As part of the DESOLINATION project’s ongoing mission to decarbonize the desalination process, a major milestone has been achieved at LUT University: the experimental validation of a 3D-printed heat exchanger. This breakthrough demonstrates that additive manufacturing (also known as 3D printing) can significantly enhance the performance of heat exchangers used in supercritical carbon dioxide (sCO2) Brayton cycles, paving the way for more efficient energy systems.

Recently, the DESOLINATION project team reached a major milestone by successfully validating their experimental setup at LUT University. This validation process involved several key steps:

  1. Design: The team developed a blueprint for the 3D-printed heat exchanger, focusing on optimizing its shape and function.
  2. Simulation: Using tools like Computational Fluid Dynamics (CFD), the team simulated how the heat exchanger would perform under real-world conditions.
  3. Additive Manufacturing: The heat exchanger was printed using advanced 3D printing techniques, allowing for a more intricate and efficient design.
  4. Assembly: The printed parts were then assembled into a fully functional heat exchanger.
  5. Testing: The final step was to test the heat exchanger to ensure it could withstand the pressures and temperatures expected in the sCO2 Brayton cycle.

The successful completion of these steps demonstrates that 3D-printed heat exchangers can perform effectively in high-pressure, high-temperature environments. This breakthrough marks an important step toward integrating these advanced designs into real-world concentrating solar power (CSP) systems.

What This Means for the Future of Sustainable Energy

The ability to use 3D-printed heat exchangers in sCO2 Brayton cycles has far-reaching implications for the DESOLINATION project and beyond. By improving the efficiency of energy conversion, these innovations will make it easier to generate clean electricity from renewable sources like solar power. This is particularly important for the project’s goal of decarbonizing desalination, which requires large amounts of energy to produce fresh water in arid regions.

The Role of Heat Exchangers in Desalination and Energy Generation

Heat exchangers are crucial in systems that convert heat into usable energy. In the DESOLINATION project, they are key components in the sCO2 Brayton cycle, a thermodynamic process that uses heat to generate electricity. When combined with concentrating solar power (CSP)—which concentrates solar energy to produce high levels of heat—these systems offer a more efficient way to produce power while reducing carbon emissions.

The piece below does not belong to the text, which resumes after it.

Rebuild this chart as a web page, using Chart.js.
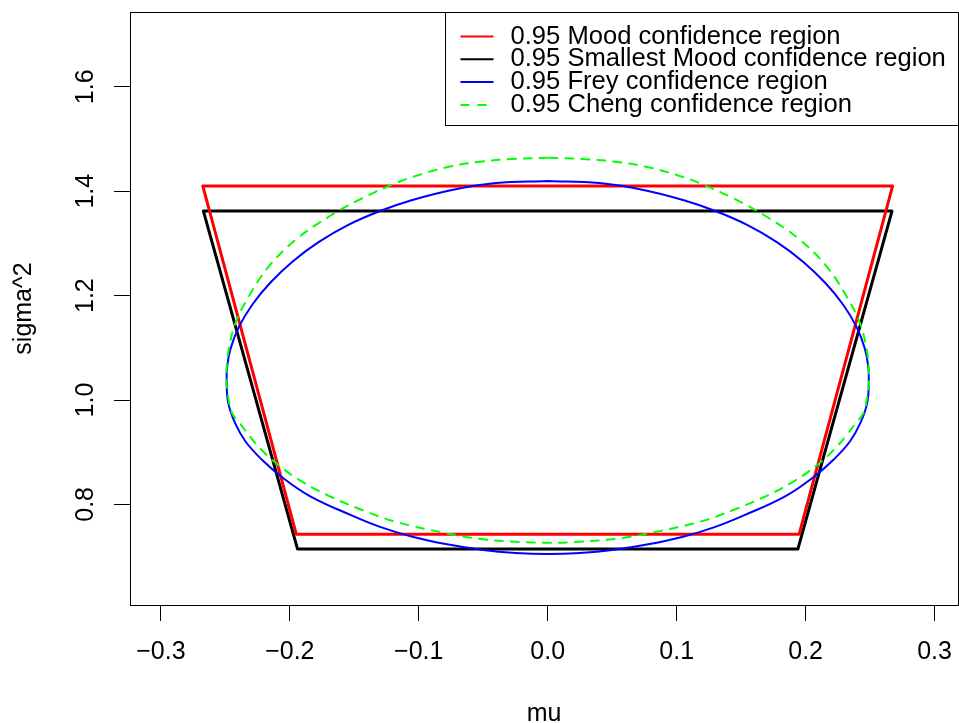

However, creating heat exchangers that can handle the extreme conditions required by sCO2 Brayton cycles (temperatures up to 600°C and pressures around 250 bars) presents significant challenges. That’s where additive manufacturing comes in.

Additive Manufacturing: A Game Changer for Heat Exchanger Design

Traditional manufacturing techniques often limit the design of heat exchangers, making it difficult to optimize them for maximum efficiency. Additive manufacturing, or 3D printing, solves this problem by allowing engineers to create more complex designs that would be impossible with conventional methods.

In the DESOLINATION project, the team used 3D printing to create highly specialized heat exchangers that are better suited to the high-pressure, high-temperature conditions of the sCO2 Brayton cycle. These new designs are expected to improve the overall efficiency of the system, making it more effective at converting solar energy into electricity.

As DESOLINATION moves forward, the continued development and testing of 3D-printed heat exchangers will play a crucial role in creating more sustainable, efficient energy systems. With each milestone, the project is getting closer to its vision of a world where desalination is powered by clean, renewable energy. By combining cutting-edge technologies like additive manufacturing and advanced thermodynamic processes, the DESOLINATION project is paving the way for a greener, more water-secure future.